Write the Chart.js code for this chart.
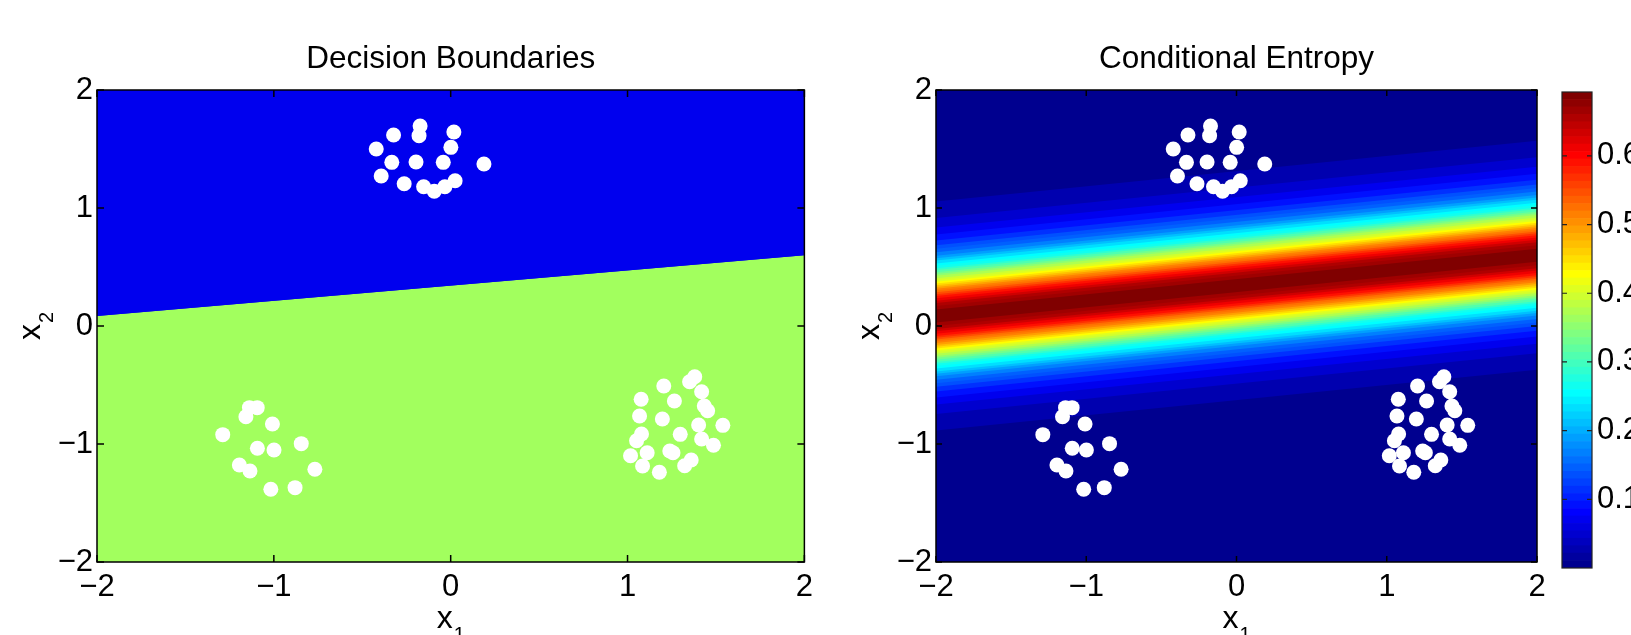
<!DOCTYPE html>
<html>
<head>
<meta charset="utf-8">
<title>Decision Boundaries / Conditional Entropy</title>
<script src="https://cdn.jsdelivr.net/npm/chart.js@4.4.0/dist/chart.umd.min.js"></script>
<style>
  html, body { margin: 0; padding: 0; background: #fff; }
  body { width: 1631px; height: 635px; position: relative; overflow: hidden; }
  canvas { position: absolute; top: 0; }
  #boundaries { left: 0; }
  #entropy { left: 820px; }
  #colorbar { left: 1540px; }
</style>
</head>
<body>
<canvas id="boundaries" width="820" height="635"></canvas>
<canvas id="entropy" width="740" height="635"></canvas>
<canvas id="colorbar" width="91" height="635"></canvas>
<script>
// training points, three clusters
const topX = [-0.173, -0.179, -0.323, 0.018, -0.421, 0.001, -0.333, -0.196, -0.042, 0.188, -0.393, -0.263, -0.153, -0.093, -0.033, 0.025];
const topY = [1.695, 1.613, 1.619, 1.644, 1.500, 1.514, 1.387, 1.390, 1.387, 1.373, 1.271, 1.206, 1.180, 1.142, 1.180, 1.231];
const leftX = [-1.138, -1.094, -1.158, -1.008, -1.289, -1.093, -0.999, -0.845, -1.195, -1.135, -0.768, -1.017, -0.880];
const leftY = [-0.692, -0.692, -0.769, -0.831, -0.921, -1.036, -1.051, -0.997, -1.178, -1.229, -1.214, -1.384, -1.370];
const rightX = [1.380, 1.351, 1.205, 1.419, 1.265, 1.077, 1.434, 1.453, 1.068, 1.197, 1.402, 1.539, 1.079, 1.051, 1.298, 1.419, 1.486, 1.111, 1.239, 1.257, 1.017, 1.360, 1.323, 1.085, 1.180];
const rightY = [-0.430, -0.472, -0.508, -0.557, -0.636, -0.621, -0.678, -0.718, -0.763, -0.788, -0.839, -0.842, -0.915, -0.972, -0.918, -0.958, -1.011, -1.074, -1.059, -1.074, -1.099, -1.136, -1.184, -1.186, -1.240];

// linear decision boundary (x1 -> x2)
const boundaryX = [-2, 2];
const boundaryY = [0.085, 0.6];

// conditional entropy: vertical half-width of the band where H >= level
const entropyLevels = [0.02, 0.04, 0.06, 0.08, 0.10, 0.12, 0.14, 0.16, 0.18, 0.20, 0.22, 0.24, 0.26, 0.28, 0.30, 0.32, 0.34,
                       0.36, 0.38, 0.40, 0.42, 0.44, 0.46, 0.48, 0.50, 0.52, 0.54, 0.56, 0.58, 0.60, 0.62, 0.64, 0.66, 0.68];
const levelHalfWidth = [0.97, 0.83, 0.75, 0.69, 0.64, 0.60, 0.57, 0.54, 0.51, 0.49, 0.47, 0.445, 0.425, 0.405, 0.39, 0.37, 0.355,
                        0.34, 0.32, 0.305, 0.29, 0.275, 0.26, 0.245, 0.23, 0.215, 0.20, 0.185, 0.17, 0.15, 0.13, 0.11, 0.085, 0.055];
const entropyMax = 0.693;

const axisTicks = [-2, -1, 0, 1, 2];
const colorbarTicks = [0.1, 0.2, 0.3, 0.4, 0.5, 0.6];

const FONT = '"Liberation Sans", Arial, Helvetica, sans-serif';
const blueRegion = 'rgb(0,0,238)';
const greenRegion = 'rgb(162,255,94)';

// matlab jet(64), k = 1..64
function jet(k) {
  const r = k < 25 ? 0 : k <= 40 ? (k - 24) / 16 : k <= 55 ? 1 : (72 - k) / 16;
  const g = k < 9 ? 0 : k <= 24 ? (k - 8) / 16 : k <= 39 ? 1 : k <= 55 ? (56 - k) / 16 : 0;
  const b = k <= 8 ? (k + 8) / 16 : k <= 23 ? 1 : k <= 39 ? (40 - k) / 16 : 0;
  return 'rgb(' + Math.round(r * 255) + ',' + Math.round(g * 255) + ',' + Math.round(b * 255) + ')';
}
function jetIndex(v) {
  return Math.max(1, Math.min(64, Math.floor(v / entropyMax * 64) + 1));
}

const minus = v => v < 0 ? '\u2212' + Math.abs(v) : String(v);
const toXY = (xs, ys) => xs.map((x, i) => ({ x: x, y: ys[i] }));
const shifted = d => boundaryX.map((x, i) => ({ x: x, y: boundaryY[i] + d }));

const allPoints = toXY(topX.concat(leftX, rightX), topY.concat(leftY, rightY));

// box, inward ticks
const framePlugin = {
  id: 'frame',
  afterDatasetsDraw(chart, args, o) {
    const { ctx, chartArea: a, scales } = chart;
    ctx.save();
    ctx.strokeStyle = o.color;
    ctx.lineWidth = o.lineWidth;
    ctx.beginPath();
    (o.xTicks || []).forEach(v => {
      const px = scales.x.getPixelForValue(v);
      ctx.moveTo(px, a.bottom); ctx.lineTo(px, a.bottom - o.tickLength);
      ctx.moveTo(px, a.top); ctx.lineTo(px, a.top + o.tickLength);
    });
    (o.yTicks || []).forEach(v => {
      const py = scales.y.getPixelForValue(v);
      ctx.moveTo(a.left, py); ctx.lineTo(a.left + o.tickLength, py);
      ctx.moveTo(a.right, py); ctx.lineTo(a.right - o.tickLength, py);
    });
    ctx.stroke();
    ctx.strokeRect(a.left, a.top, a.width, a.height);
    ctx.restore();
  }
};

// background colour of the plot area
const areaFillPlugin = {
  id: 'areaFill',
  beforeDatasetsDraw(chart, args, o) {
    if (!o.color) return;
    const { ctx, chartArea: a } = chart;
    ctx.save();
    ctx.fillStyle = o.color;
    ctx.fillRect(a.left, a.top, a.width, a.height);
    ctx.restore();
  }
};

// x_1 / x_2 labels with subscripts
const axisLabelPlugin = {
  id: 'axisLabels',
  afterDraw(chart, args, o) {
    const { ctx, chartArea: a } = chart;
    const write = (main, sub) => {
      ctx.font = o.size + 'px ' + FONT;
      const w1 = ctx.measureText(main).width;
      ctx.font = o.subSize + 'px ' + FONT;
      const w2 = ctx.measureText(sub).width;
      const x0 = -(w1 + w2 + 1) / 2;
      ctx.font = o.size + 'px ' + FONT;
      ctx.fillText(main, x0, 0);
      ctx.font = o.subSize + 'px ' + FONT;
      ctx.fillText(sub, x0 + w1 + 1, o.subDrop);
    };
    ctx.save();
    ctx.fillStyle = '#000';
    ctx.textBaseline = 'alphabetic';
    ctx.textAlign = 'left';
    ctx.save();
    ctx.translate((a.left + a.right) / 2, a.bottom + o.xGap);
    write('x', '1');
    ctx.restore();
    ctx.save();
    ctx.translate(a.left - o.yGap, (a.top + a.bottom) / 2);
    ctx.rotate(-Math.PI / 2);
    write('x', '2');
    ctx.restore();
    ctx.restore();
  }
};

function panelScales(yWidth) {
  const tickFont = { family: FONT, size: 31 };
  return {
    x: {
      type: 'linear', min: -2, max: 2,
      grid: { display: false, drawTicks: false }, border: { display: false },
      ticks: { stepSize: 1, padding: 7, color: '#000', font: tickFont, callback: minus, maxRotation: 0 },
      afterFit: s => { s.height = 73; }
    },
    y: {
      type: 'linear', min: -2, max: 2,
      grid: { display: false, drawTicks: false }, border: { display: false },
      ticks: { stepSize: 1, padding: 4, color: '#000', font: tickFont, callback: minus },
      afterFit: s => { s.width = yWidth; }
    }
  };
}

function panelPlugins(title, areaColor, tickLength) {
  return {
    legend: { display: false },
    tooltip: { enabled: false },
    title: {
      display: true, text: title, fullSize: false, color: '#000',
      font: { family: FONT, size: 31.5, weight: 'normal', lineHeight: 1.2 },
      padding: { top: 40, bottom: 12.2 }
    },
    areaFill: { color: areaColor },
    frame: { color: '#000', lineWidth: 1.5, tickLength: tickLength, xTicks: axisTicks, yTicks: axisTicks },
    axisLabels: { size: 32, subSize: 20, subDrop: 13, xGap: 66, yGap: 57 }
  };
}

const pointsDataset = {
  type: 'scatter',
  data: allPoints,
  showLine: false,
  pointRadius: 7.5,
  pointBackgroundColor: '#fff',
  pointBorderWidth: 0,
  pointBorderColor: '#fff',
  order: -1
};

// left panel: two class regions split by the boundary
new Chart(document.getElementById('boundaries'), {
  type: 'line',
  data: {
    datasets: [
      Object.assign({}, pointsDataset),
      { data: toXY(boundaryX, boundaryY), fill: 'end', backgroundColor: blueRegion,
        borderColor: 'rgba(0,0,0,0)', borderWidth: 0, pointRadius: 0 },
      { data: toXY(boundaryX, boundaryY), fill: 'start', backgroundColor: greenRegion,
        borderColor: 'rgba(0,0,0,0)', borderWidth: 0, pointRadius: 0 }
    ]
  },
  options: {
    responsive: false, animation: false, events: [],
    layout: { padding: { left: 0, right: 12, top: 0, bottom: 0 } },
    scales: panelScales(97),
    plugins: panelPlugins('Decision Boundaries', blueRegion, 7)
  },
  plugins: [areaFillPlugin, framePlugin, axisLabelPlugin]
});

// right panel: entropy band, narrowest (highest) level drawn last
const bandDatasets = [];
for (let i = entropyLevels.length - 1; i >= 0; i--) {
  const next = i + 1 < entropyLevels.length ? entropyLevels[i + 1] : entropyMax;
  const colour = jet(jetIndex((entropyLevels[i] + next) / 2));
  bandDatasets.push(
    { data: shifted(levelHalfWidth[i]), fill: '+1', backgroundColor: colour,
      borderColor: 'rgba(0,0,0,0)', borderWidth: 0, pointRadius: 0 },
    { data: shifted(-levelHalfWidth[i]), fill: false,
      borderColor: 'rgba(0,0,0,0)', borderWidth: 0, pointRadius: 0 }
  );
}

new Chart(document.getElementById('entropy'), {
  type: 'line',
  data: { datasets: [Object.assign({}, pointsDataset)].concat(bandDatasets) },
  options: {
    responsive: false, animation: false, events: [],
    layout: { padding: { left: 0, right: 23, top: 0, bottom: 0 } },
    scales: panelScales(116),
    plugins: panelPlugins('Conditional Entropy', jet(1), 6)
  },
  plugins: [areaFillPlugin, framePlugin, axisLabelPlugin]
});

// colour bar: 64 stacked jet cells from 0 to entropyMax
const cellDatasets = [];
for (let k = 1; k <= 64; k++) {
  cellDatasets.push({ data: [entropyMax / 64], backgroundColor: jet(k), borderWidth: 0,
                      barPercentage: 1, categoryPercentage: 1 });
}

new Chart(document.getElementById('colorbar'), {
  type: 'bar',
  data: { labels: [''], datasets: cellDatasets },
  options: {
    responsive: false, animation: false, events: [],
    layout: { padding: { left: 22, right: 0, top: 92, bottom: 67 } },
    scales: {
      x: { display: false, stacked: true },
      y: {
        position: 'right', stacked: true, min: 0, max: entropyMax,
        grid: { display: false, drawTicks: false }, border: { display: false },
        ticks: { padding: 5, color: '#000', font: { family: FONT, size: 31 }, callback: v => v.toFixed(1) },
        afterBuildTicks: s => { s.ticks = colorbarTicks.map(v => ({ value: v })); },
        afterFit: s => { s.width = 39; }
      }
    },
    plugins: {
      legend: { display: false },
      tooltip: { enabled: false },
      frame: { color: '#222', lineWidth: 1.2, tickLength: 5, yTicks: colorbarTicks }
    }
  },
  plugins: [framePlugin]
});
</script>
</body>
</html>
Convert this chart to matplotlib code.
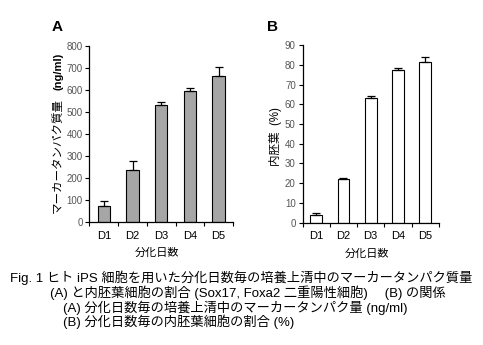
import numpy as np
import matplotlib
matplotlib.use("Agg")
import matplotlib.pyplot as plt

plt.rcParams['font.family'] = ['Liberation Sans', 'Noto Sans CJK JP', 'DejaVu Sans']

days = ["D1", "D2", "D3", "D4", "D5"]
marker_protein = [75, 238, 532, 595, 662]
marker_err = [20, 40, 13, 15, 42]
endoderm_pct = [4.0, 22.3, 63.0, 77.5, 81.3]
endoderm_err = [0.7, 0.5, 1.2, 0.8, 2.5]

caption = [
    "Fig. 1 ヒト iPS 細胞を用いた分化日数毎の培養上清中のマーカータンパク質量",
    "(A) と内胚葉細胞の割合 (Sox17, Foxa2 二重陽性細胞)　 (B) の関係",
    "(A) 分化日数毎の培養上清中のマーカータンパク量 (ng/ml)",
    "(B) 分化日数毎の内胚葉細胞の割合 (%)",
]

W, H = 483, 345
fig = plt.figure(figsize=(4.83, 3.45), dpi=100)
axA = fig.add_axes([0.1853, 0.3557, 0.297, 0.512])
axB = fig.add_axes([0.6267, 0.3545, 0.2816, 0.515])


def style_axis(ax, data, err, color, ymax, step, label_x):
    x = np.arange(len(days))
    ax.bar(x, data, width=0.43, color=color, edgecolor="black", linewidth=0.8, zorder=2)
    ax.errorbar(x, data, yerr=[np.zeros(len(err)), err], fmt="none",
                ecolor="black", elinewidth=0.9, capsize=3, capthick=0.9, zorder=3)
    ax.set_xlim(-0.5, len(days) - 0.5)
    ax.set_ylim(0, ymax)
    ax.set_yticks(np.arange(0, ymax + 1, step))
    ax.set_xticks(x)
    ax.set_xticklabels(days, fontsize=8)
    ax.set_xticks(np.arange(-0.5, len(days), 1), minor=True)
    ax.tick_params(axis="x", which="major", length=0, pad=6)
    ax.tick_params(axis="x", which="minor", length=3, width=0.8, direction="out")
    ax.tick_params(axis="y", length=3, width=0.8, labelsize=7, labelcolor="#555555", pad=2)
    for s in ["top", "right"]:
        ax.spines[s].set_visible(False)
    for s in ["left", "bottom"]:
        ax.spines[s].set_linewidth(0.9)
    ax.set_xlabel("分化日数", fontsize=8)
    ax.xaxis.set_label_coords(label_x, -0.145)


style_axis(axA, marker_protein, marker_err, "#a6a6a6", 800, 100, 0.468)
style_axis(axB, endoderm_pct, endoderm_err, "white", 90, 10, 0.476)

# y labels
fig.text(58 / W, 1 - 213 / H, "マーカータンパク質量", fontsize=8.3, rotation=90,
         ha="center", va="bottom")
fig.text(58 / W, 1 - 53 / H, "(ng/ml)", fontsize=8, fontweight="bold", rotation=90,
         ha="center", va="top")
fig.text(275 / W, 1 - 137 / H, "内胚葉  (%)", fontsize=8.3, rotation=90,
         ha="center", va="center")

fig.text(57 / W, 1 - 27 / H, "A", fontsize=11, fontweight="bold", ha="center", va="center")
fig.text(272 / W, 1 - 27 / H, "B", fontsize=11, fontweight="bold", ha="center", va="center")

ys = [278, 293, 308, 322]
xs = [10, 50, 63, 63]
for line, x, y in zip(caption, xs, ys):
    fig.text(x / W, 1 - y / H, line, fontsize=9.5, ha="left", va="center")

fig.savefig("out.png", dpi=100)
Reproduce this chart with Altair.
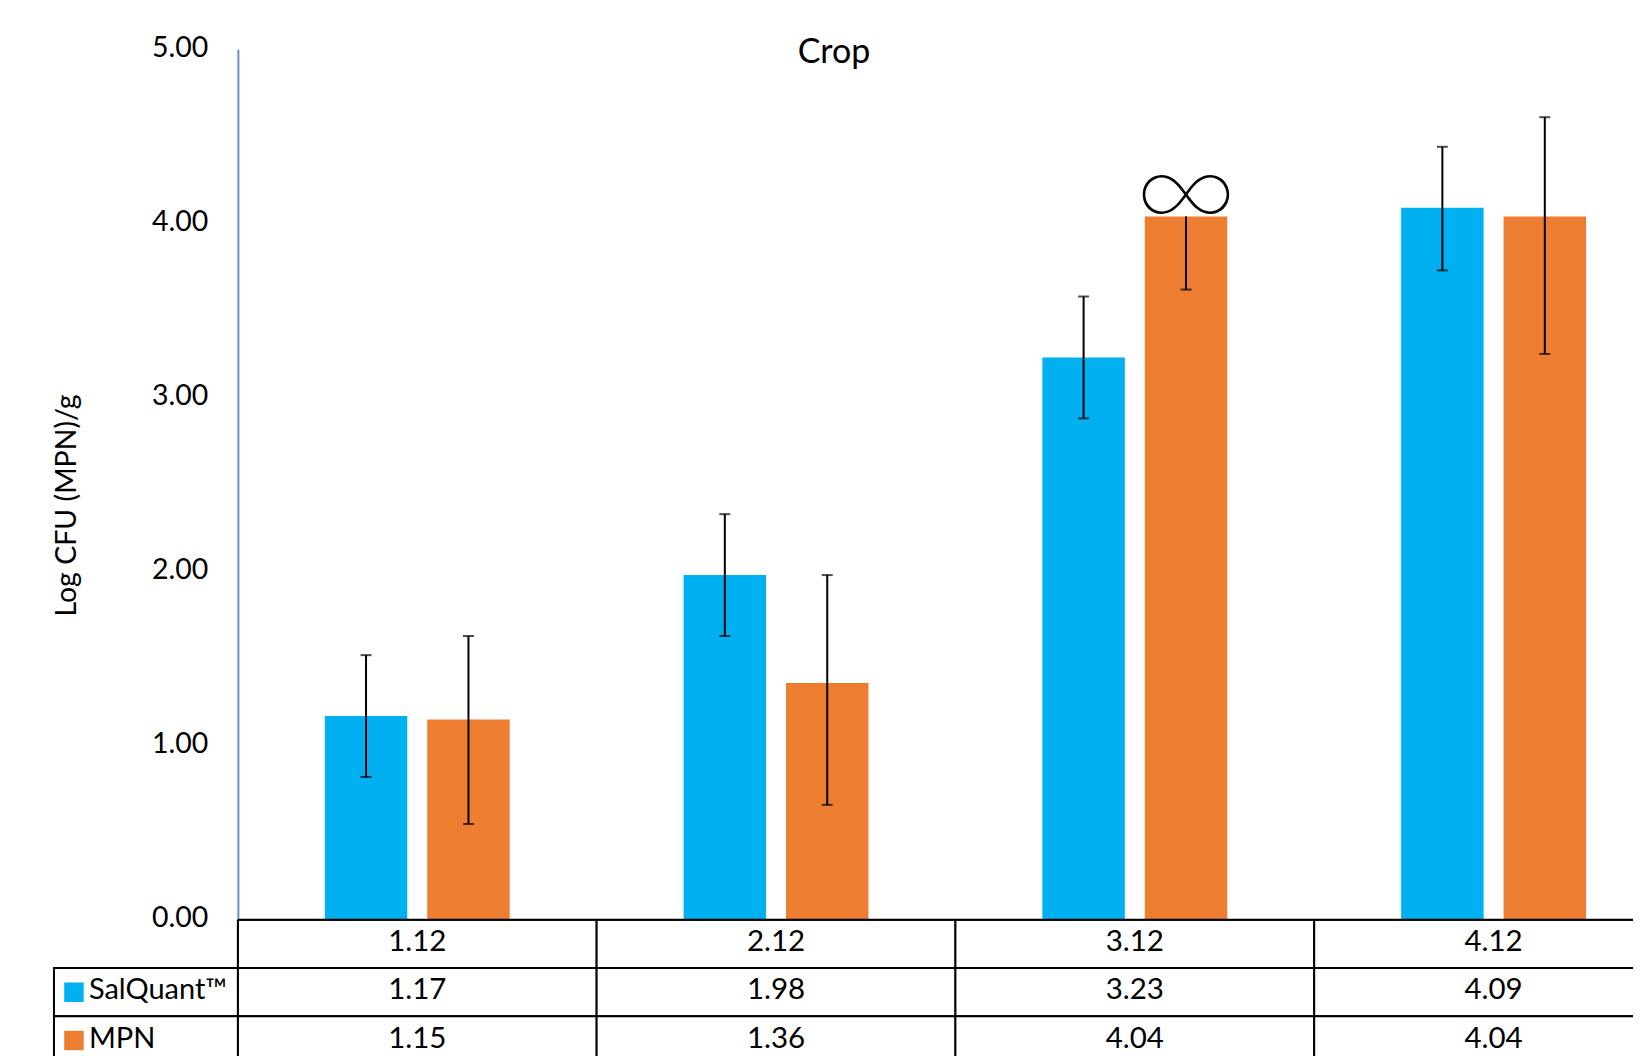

- _REQUIRED TASK_
Wherever a line in the data above holds "this", copy that line.

- _SOLUTION_
Write the Chart.js code for this chart.
Convert this chart to matplotlib code.
Reproduce this chart with Altair.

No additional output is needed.